Romans began to pay great attention to maritime affairs; they maintained navies in the two seas of Italy; and when the ships were not employed in war, they were sent to make surveys of the coasts. The increasing importance of navigation appears manifest, from the repeated representations of war-galleys on the Roman coins; these do not occur before the first Punic war, but after that period we find them becoming very common.

The struggle between the rival republics had lasted about eight years, when the Romans, following the example of the Syracusan Agathocles, resolved to invade Africa, knowing that the native tribes of that continent were weary of the tyranny and rapacity of Carthage. An armament of three hundred and thirty ships was prepared for this great enterprise, and entrusted to the command of the consuls Regulus and Manlius (B. c. 255). A third sea-fight was a necessary preliminary to this invasion; the Carthaginians were once more defeated; sixty-four of their galleys were taken, and thirty destroyed. The victorious fleet pursued its voyage: Regulus effected a landing without loss, and took the city of Clypea by storm. Soon after, he defeated the Carthaginian army in a general engagement, and seized the city of Tunis. In great terror, the Carthaginians sought for peace; but the terms demanded by Regulus were so harsh, that they resolved, at all hazards, to continue the war, and were confirmed in their determination by the arrival of a body of mercenary troops from Greece under the command of Xanthippus, a Spartan general of high reputation. To this foreigner the Carthaginians entrusted the command of their army: he eagerly sought an opportunity of bringing the enemy to an engagement: the Romans did not decline his challenge, but they found that one man was sufficient to change the fortune of the war. Xanthippus won a complete victory; the greater part of the Romans were taken prisoners or cut to pieces, two thousand alone escaping to the city of Clypea; Regulus himself was among the captives.

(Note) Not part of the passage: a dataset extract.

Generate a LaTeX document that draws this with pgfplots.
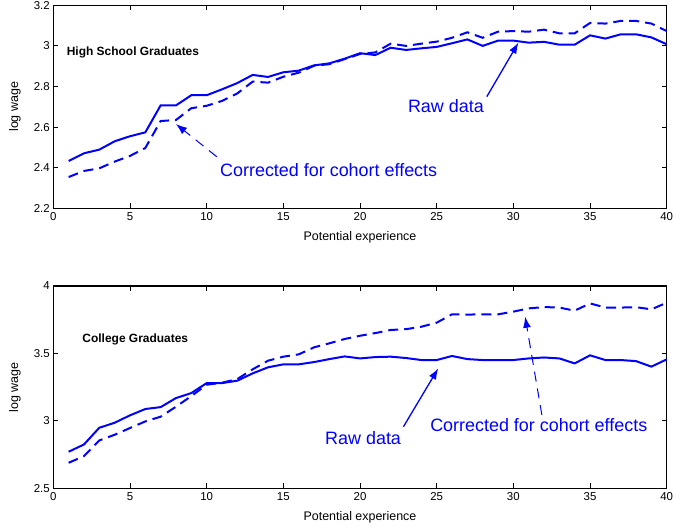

The Spartan general, after this brilliant exploit, returned

home. A Roman fleet was sent to bring off the garrison of Clypea, and gained on the voyage a great victory over the Carthaginians; but on the return of the ships, three hundred and twenty of them, with all on board, were destroyed by a tempest. A second naval armament suffered a similar fate; and the Romans, disheartened by these repeated misfortunes, abandoned, for a time, the sea to their enemies. But they were in some degree consoled by a second triumph obtained near Panormus, in Sicily, over Asdrubal (B. c. 249), which gave them a decided superiority in the island.

The Carthaginians daunted by this misfortune, took Regulus from his dungeon to go as their ambassador to Rome, trusting that, weary of a long captivity, he would urge the senate to grant favourable terms of peace. Regulus, however, persuaded his countrymen to continue the war, assuring them that the resources of Carthage were exhausted. It is generally stated, that the patriotic general, after his return to Africa, was tortured to death by the disappointed Carthaginians. On the other hand, there is reason to believe that he died a natural death, and that the tale of his savage murder was invented to excuse the cruelty with which his family treated their Carthaginian captives.